V. Unforgiving Ice: The Search for Franklin

Image

The steamer Pioneer breaking through the ice on the Austin expedition, 1850-51, from Sherrard Osborn, Stray Leaves from an Arctic Journal, 1852 (see item 37).

In 1843, the Erebus and Terror returned from a very successful Antarctic voyage, and the Admiralty decided to refurbish the ships, fit them out with steam engines and screw propellers, and send them off to the north, to renew the search for a Northwest Passage.  John Franklin, veteran of many polar expeditions, including the first one of 1818, was chosen Commander.  In 1845, the ships left for Baffin Bay, and they sailed into Lancaster Sound, on the same path as Parry in 1819, with 129 men aboard.  No one ever heard from them again.

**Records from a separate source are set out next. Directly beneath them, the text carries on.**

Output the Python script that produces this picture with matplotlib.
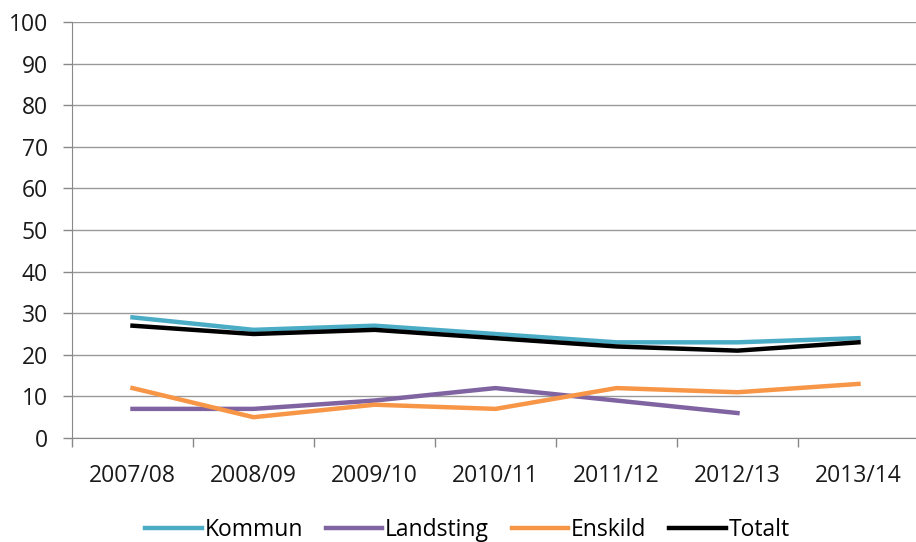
import numpy as np
import matplotlib.pyplot as plt

# data
years = ["2007/08", "2008/09", "2009/10", "2010/11", "2011/12", "2012/13", "2013/14"]
kommun = [29, 26, 27, 25, 23, 23, 24]
landsting = [7, 7, 9, 12, 9, 6, np.nan]
enskild = [12, 5, 8, 7, 12, 11, 13]
totalt = [27, 25, 26, 24, 22, 21, 23]

plt.rcParams['font.family'] = ['Open Sans', 'DejaVu Sans']
fs = 16.5

fig = plt.figure(figsize=(9.16, 5.42), dpi=100)
ax = fig.add_axes([72 / 916, 104 / 542, 847 / 916, 416 / 542])

x = np.arange(len(years))
ax.plot(x, kommun, color="#4BACC6", lw=3.2, label="Kommun")
ax.plot(x, landsting, color="#8064A2", lw=3.2, label="Landsting")
ax.plot(x, enskild, color="#F79646", lw=3.2, label="Enskild")
ax.plot(x, totalt, color="black", lw=3.2, label="Totalt")

ax.set_xlim(-0.5, len(years) - 0.5)
ax.set_ylim(0, 100)
ax.set_yticks(range(0, 101, 10))
ax.set_xticks(x)
ax.set_xticklabels(years)
ax.set_xticks(np.arange(-0.5, len(years)), minor=True)
ax.tick_params(axis="x", which="major", length=0, pad=19, labelsize=fs, labelcolor="#1a1a1a")
ax.tick_params(axis="x", which="minor", length=6.5, color="#888888", width=1)
ax.tick_params(axis="y", length=6.5, color="#888888", width=1, labelsize=fs,
               labelcolor="#1a1a1a", pad=11)

ax.grid(axis="y", color="#999999", lw=1)
ax.set_axisbelow(True)
for s in ["top", "right"]:
    ax.spines[s].set_visible(False)
for s in ["left", "bottom"]:
    ax.spines[s].set_color("#888888")

ax.legend(loc="center", bbox_to_anchor=(0.5 - 28 / 847, -0.222), ncol=4, frameon=False,
          fontsize=fs, handlelength=2.45, handletextpad=0.13, columnspacing=1.0,
          borderpad=0)

fig.savefig("out.png", dpi=100)
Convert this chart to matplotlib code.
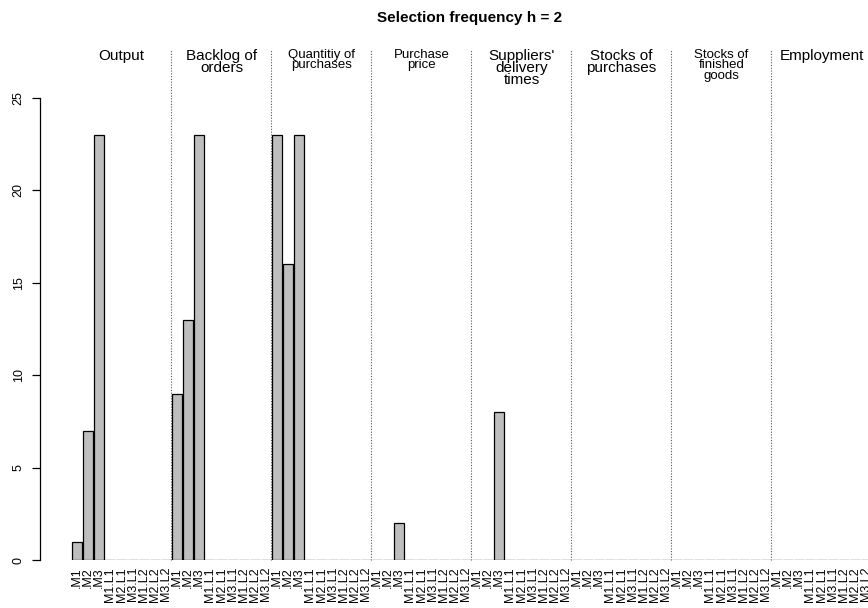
import matplotlib
matplotlib.use("Agg")
import matplotlib.pyplot as plt
import numpy as np

plt.rcParams['font.family'] = ['Liberation Sans', 'DejaVu Sans']

# ---- data ----
groups = ["Output", "Backlog of\norders", "Quantitiy of\npurchases", "Purchase\nprice",
          "Suppliers'\ndelivery\ntimes", "Stocks of\npurchases", "Stocks of\nfinished\ngoods",
          "Employment"]
bar_labels = [".M1", ".M2", ".M3", "M1.L1", "M2.L1", "M3.L1", "M1.L2", "M2.L2", "M3.L2"]

output = [1, 7, 23, 0, 0, 0, 0, 0, 0]
backlog = [9, 13, 23, 0, 0, 0, 0, 0, 0]
quantity = [23, 16, 23, 0, 0, 0, 0, 0, 0]
purchase_price = [0, 0, 2, 0, 0, 0, 0, 0, 0]
suppliers = [0, 0, 8, 0, 0, 0, 0, 0, 0]
stocks_purchases = [0, 0, 0, 0, 0, 0, 0, 0, 0]
stocks_finished = [0, 0, 0, 0, 0, 0, 0, 0, 0]
employment = [0, 0, 0, 0, 0, 0, 0, 0, 0]

yticks = [0, 5, 10, 15, 20, 25]
title = "Selection frequency h = 2"

# ---- styling ----
group_fontsizes = [11, 11, 9.5, 9.5, 11, 11, 9.5, 11]

W, H = 868, 608
fig = plt.figure(figsize=(W / 100, H / 100), dpi=100)
ax = fig.add_axes([40 / W, (H - 560) / H, (W - 40) / W, (560 - 45) / H])

values = np.concatenate([output, backlog, quantity, purchase_price, suppliers,
                         stocks_purchases, stocks_finished, employment])
labels = bar_labels * len(groups)
n = len(values)
space = 0.1
centers = space + 0.5 + (1 + space) * np.arange(n)

ax.bar(centers, values, width=1.0, color="#BEBEBE", edgecolor="black", linewidth=0.9)

ax.set_xlim(-3.07, 78.9)
ax.set_ylim(0, 27.87)

ngroup = len(bar_labels)
gw = ngroup * (1 + space)
for k in range(1, len(groups)):
    ax.plot([k * gw, k * gw], [0, 27.6], color="#555555", linestyle=(0, (1, 1.5)),
            linewidth=0.8, clip_on=False)

for k, (g, fs) in enumerate(zip(groups, group_fontsizes)):
    ax.text(k * gw + gw / 2 + 0.05, 27.65, g, ha="center", va="top", fontsize=fs,
            linespacing=0.82, clip_on=False)

ax.set_xticks(centers)
ax.set_xticklabels(labels, rotation=90, fontsize=9, va="top")
ax.tick_params(axis="x", length=0, pad=5)

ax.set_yticks(yticks)
ax.set_yticklabels([str(t) for t in yticks], rotation=90, va="center", fontsize=9)
ax.tick_params(axis="y", length=6, width=0.9, pad=5)

for s in ["top", "right", "bottom"]:
    ax.spines[s].set_visible(False)
ax.spines["left"].set_bounds(0, 25)
ax.spines["left"].set_linewidth(0.9)

fig.text(470 / W, 1 - 18 / H, title, ha="center", va="center", fontsize=11, fontweight="bold")

fig.savefig("out.png", dpi=100)
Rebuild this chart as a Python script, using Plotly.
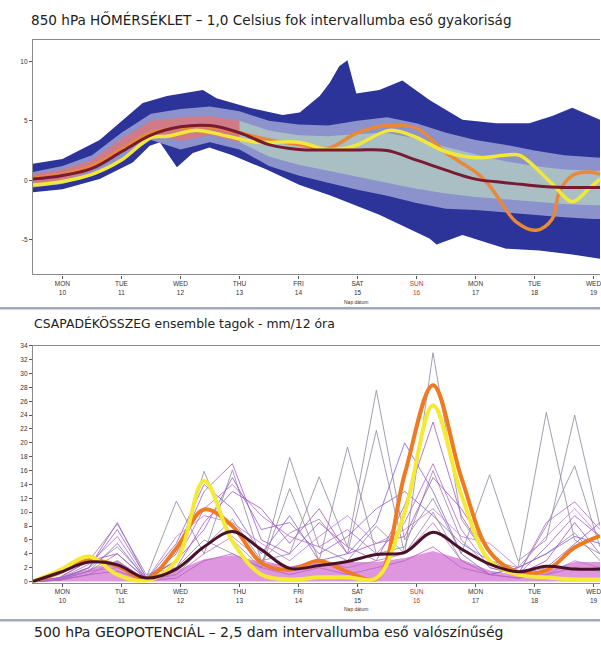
import plotly.graph_objects as go

W, H = 601, 645

# ---------------- top panel: 850 hPa temperature ----------------
DAY_TICKS = [0.5, 1.5, 2.5, 3.5, 4.5, 5.5, 6.5, 7.5, 8.5, 9.5]
DAY_NAMES = ["MON", "TUE", "WED", "THU", "FRI", "SAT", "SUN", "MON", "TUE", "WED"]
DAY_NUMS = ["10", "11", "12", "13", "14", "15", "16", "17", "18", "19"]

ENV_UP_T = [0, 0.5, 1.13, 1.86, 2.27, 2.88, 3.11, 3.67, 4.23, 4.52, 4.86, 5.03, 5.19, 5.33,
            5.48, 5.87, 6.26, 6.72, 7.28, 7.85, 8.41, 8.8, 9.14, 9.61]
ENV_UP = [1.4, 1.8, 3.4, 6.5, 7.1, 7.6, 6.9, 6.1, 5.5, 5.7, 7.1, 8.2, 9.6, 10.1,
          7.3, 7.6, 8.4, 6.75, 5.1, 4.8, 4.8, 5.4, 6.1, 5.1]
ENV_LO_T = [0, 0.5, 1.13, 1.69, 1.98, 2.15, 2.44, 2.71, 2.99, 3.38, 3.96, 4.52, 5.03, 5.31,
            5.87, 6.72, 6.84, 7.28, 8.02, 8.58, 9.14, 9.61]
ENV_LO = [-1.0, -0.75, 0.1, 1.5, 2.9, 3.2, 1.1, 2.3, 2.75, 2.1, 0.9, -0.4, -1.25, -1.8,
          -2.9, -4.9, -5.4, -4.6, -5.75, -5.9, -6.25, -6.6]

T12 = [0, 0.5, 1.0, 1.5, 2.0, 2.5, 3.0, 3.5, 4.0, 4.5, 5.0, 5.5, 6.0, 6.5, 7.0, 7.5,
       8.0, 8.5, 9.0, 9.5, 9.61]
LIGHT_TOP = [0.7, 1.2, 2.1, 4.0, 5.6, 6.0, 6.2, 5.8, 5.0, 4.7, 4.6, 5.0, 5.3, 4.8, 4.0, 3.4,
             3.0, 2.5, 2.1, 1.9, 1.9]
LIGHT_BOT = [-0.6, -0.3, 0.4, 1.8, 3.4, 2.6, 3.2, 2.6, 1.2, 0.4, -0.2, -0.8, -1.3, -1.9, -2.4,
             -2.5, -2.7, -2.9, -3.1, -3.25, -3.25]
CORE_TOP = [0.5, 0.9, 1.7, 3.5, 5.0, 5.3, 5.4, 5.0, 4.2, 3.8, 3.7, 3.9, 4.0, 3.5, 2.8, 2.2,
            1.6, 1.2, 0.9, 0.8, 0.8]
CORE_BOT = [-0.4, 0.0, 0.8, 2.3, 3.9, 3.3, 3.8, 3.2, 2.0, 1.3, 0.8, 0.3, -0.2, -0.7, -1.1,
            -1.4, -1.6, -1.8, -2.0, -2.1, -2.1]

T_MEAN = [0.1, 0.4, 1.0, 2.4, 3.8, 4.5, 4.6, 4.0, 3.0, 2.6, 2.55, 2.55, 2.5, 1.7, 0.85, 0.1,
          -0.2, -0.45, -0.6, -0.6, -0.6]
YEL_T = [0, 0.5, 1.0, 1.5, 2.0, 2.27, 2.8, 3.3, 3.8, 4.5, 5.0, 5.45, 6.04, 6.43, 7.0, 7.5,
         8.0, 8.25, 8.8, 9.14, 9.42, 9.61]
T_YEL = [-0.4, -0.1, 0.5, 1.7, 3.6, 3.7, 4.2, 3.7, 3.2, 3.2, 2.6, 2.9, 4.2, 3.75, 2.4, 1.9,
         2.1, 2.1, -0.3, -1.8, -0.7, 0.1]
ORA_T = [0, 0.5, 1.0, 1.5, 2.0, 2.5, 3.0, 3.5, 4.0, 4.5, 5.0, 5.5, 6.0, 6.5, 7.0, 7.5, 7.73,
         8.19, 8.53, 8.8, 8.92, 9.14, 9.4, 9.61]
T_ORA = [0.2, 0.5, 1.2, 2.6, 4.0, 4.4, 4.5, 4.0, 3.4, 3.0, 2.7, 4.0, 4.6, 4.4, 2.3, 0.7, -0.4,
         -3.5, -4.2, -3.25, -1.0, 0.4, 0.7, 0.5]

# ---------------- bottom panel: precipitation ----------------
PT = [0, 0.45, 0.95, 1.43, 1.92, 2.43, 2.9, 3.38, 3.87, 4.35, 4.85, 5.33, 5.82, 6.3, 6.78,
      7.26, 7.74, 8.22, 8.7, 9.18, 9.61]
P_ORA = [0, 1.3, 3.1, 2.3, 0.4, 4.8, 10.4, 8.0, 2.7, 1.7, 3.0, 1.4, 0.4, 15.5, 28.3, 15.0,
         4.3, 1.4, 1.6, 4.9, 6.6]
P_YEL = [0, 1.6, 3.6, 1.0, 0.1, 3.0, 14.5, 5.8, 1.0, 0.3, 0.6, 0.6, 0.5, 10.0, 25.4, 12.5,
         3.0, 1.0, 0.6, 0.3, 0.3]
P_MEAN = [0, 1.3, 2.8, 2.4, 0.5, 1.8, 5.0, 7.2, 4.6, 1.9, 2.3, 2.9, 3.9, 4.2, 7.1, 4.7, 2.5,
          1.4, 2.2, 1.8, 1.8]
P_DENSE = [0, 0.6, 1.8, 3.0, 0.4, 1.6, 3.2, 3.8, 2.8, 2.2, 2.8, 2.8, 2.8, 3.4, 4.4, 3.2, 1.6,
           0.9, 1.6, 2.8, 2.8]
GRAY_A = [0, 0.5, 3, 8.3, 1, 2, 6, 4, 2, 17.9, 5, 3, 8, 4, 33, 9, 3, 2, 24.4, 6, 4]
GRAY_B = [0, 0.3, 2, 5, 0.5, 11.6, 4, 16.1, 3, 4, 15.1, 5, 27.6, 6, 12, 4, 15.4, 3, 6, 24, 8]
GRAY_C = [0, 0.2, 1.5, 4, 0.3, 3, 15.9, 6, 2, 13.4, 3, 19.4, 4, 5, 16, 6, 2, 1, 8, 16.7, 5]
GRAY_D = [0, 0.2, 1, 3, 0.2, 1, 5, 9, 3, 7, 9, 4, 21.8, 4, 10, 3, 1, 2, 4, 7, 3]
PUR_1 = [0, 0.5, 2, 8.5, 0.5, 4, 13, 17, 6, 4, 8.5, 5, 3, 11, 23, 9.5, 3, 1, 5, 9.5, 6.5]
PUR_2 = [0, 0.4, 2.5, 6.5, 0.3, 3, 10.5, 14, 9.5, 6.5, 5, 7.5, 4, 8.5, 17, 7.5, 2, 1, 8.5, 11.5, 7.5]
PUR_3 = [0, 0.3, 1.5, 5.5, 0.2, 5.5, 14, 10.5, 4, 9.5, 3, 4, 8.5, 20, 13, 4, 1, 2, 4, 6.5, 5.5]
PUR_4 = [0, 0.6, 3, 4, 0.4, 2, 8.5, 13, 10.5, 5.5, 10.5, 4, 5.5, 6.5, 15, 10.5, 4, 1, 3, 8.5, 4]
PUR_5 = [0, 0.2, 1, 3, 0.2, 6.5, 9.5, 8.5, 5.5, 3, 6.5, 9.5, 5.5, 7.5, 10.5, 6.5, 5.5, 2, 6.5, 10.5, 6.5]
PUR_6 = [0, 0.3, 2, 7.5, 0.6, 3, 7.5, 15, 7.5, 8.5, 4, 6.5, 10.5, 13, 9.5, 5.5, 3, 1, 2, 5.5, 8.5]
PUR_7 = [0, 0.4, 1.5, 2, 0.1, 1, 4, 6.5, 3, 2, 3, 2, 3, 4, 8.5, 3, 1, 0.5, 1, 3, 2]
PUR_8 = [0, 0.2, 1, 1.5, 0.1, 0.5, 3, 4, 2, 1, 2, 1, 2, 3, 5, 2, 1, 0.5, 1, 2, 1.5]

TITLE_1 = "850 hPa HŐMÉRSÉKLET – 1,0 Celsius fok intervallumba eső gyakoriság"
TITLE_2 = "CSAPADÉKÖSSZEG ensemble tagok - mm/12 óra"
TITLE_3 = "500 hPa GEOPOTENCIÁL – 2,5 dam intervallumba eső valószínűség"
AXIS_NOTE = "Nap dátum"

FONT = "Liberation Sans, Arial, sans-serif"
TFONT = "DejaVu Sans, Verdana, sans-serif"


def py(px):
    return 1 - px / H


def px_x(px):
    return px / W


def band(xs_top, ys_top, xs_bot, ys_bot, color, xa, ya):
    return go.Scatter(x=list(xs_top) + list(xs_bot)[::-1], y=list(ys_top) + list(ys_bot)[::-1],
                      fill="toself", fillcolor=color, line=dict(width=0, color=color),
                      mode="lines", hoverinfo="skip", showlegend=False, xaxis=xa, yaxis=ya)


fig = go.Figure()

# top panel bands
fig.add_trace(band(ENV_UP_T, ENV_UP, ENV_LO_T, ENV_LO, "#2c3399", "x", "y"))
fig.add_trace(band(T12, LIGHT_TOP, T12, LIGHT_BOT, "#8c92cc", "x", "y"))
split = 8
fig.add_trace(band(T12[:split], CORE_TOP[:split], T12[:split], CORE_BOT[:split], "#d07c88", "x", "y"))
fig.add_trace(band(T12[split - 1:], CORE_TOP[split - 1:], T12[split - 1:], CORE_BOT[split - 1:],
                   "#a9bfc4", "x", "y"))

fig.add_trace(go.Scatter(x=ORA_T, y=T_ORA, mode="lines", line=dict(color="#e8893a", width=3.5, shape="spline"),
                         showlegend=False, xaxis="x", yaxis="y"))
fig.add_trace(go.Scatter(x=YEL_T, y=T_YEL, mode="lines", line=dict(color="#f2e83a", width=3.5, shape="spline"),
                         showlegend=False, xaxis="x", yaxis="y"))
fig.add_trace(go.Scatter(x=T12, y=T_MEAN, mode="lines", line=dict(color="#7a1a32", width=3, shape="spline"),
                         showlegend=False, xaxis="x", yaxis="y"))

# bottom panel
fig.add_trace(go.Scatter(x=PT, y=P_DENSE, mode="lines", fill="tozeroy", fillcolor="rgba(204,96,204,0.65)",
                         line=dict(width=0), showlegend=False, xaxis="x2", yaxis="y2"))
for g in [GRAY_A, GRAY_B, GRAY_C, GRAY_D]:
    fig.add_trace(go.Scatter(x=PT, y=g, mode="lines", line=dict(color="rgba(150,140,162,0.85)", width=1),
                             showlegend=False, xaxis="x2", yaxis="y2"))
pur_cols = ["rgba(160,90,200,0.8)", "rgba(180,100,210,0.8)", "rgba(130,100,210,0.8)",
            "rgba(170,80,190,0.8)", "rgba(190,120,215,0.8)", "rgba(150,95,205,0.8)",
            "rgba(200,110,200,0.8)", "rgba(185,95,195,0.8)"]
for p, c in zip([PUR_1, PUR_2, PUR_3, PUR_4, PUR_5, PUR_6, PUR_7, PUR_8], pur_cols):
    fig.add_trace(go.Scatter(x=PT, y=p, mode="lines", line=dict(color=c, width=1),
                             showlegend=False, xaxis="x2", yaxis="y2"))
fig.add_trace(go.Scatter(x=PT, y=P_ORA, mode="lines", line=dict(color="#ee7a22", width=4, shape="spline"),
                         showlegend=False, xaxis="x2", yaxis="y2"))
fig.add_trace(go.Scatter(x=PT, y=P_YEL, mode="lines", line=dict(color="#f4ea34", width=4, shape="spline"),
                         showlegend=False, xaxis="x2", yaxis="y2"))
fig.add_trace(go.Scatter(x=PT, y=P_MEAN, mode="lines", line=dict(color="#4a1228", width=3, shape="spline"),
                         showlegend=False, xaxis="x2", yaxis="y2"))

ticktext = []
for n, d in zip(DAY_NAMES, DAY_NUMS):
    if n == "SUN":
        ticktext.append(f"<span style='color:#d23030'>{n}<br>{d}</span>")
    else:
        ticktext.append(f"{n}<br>{d}")

xcommon = dict(range=[0, 9.61], tickvals=DAY_TICKS, ticktext=ticktext, ticks="outside", ticklen=3,
               tickcolor="#555", tickfont=dict(size=6.5, color="#333", family=FONT),
               ticklabeloverflow="allow",
               showline=True, linecolor="#8a8a8a", linewidth=1.2, mirror=True, showgrid=False,
               zeroline=False, fixedrange=True)
dom_x = [px_x(33), 1.0]

fig.update_layout(
    width=W, height=H, margin=dict(l=0, r=0, t=0, b=0),
    paper_bgcolor="white", plot_bgcolor="white", showlegend=False,
    xaxis=dict(domain=dom_x, anchor="y", **xcommon),
    yaxis=dict(domain=[py(273), py(36)], range=[-7.92, 11.83], tickvals=[-5, 0, 5, 10],
               ticktext=["-5", "0", "5", "10"], ticks="outside", ticklen=3, tickcolor="#555",
               tickfont=dict(size=6.5, color="#333", family=FONT), showline=True, linecolor="#8a8a8a",
               linewidth=1.2, showgrid=False, zeroline=False, anchor="x"),
    xaxis2=dict(domain=dom_x, anchor="y2", **xcommon),
    yaxis2=dict(domain=[py(584), py(345)], range=[-0.15, 34], tickvals=list(range(0, 35, 2)),
                ticks="outside", ticklen=3, tickcolor="#555",
                tickfont=dict(size=6.5, color="#333", family=FONT), showline=True, linecolor="#8a8a8a",
                linewidth=1.2, showgrid=False, zeroline=False, anchor="x2"),
)

ann = [
    dict(text=TITLE_1, x=px_x(29), y=py(16), size=13.6),
    dict(text=TITLE_2, x=px_x(32), y=py(322), size=12.4),
    dict(text=TITLE_3, x=px_x(32), y=py(634), size=14),
]
for a in ann:
    fig.add_annotation(text=a["text"], x=a["x"], y=a["y"], xref="paper", yref="paper",
                       xanchor="left", yanchor="middle", showarrow=False,
                       font=dict(size=a["size"], color="#222", family=TFONT))
for yy in [301, 611]:
    fig.add_annotation(text=AXIS_NOTE, x=px_x(357), y=py(yy), xref="paper", yref="paper",
                       xanchor="center", yanchor="middle", showarrow=False,
                       font=dict(size=5, color="#333", family=FONT))

for yy in [307, 622]:
    fig.add_shape(type="line", xref="paper", yref="paper", x0=0, x1=1, y0=py(yy), y1=py(yy),
                  line=dict(color="#a3a7bd", width=2.5))

fig.write_html("out.html", config={"displayModeBar": False},
               post_script="document.body.style.margin='0';document.body.style.padding='0';")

After several years’ absence, the Admiralty yielded to the pleas of Franklin’s wife, Lady Jane Franklin, and sent several search expeditions.  Lady Franklin sponsored a few herself.  When these proved fruitless, the Navy sent out the four-ship Austin expedition, and following that, the five-ship Belcher Arctic Squadron.  In addition, ships were sent to the Pacific to search from the Bering Strait.  Even the Americans sent two ships.  In all, forty-seven ships were dispatched to the Arctic between 1848 and 1857.  Only then was it discovered that Franklin had died in 1847 and all of his men within the next year.  The ships were never found.

The fate of the Franklin expedition was a sad one, but the search expeditions not only mapped most of the remaining Arctic shoreline, but they finally discovered (even if they could not traverse by ship) the long-sought Northwest Passage.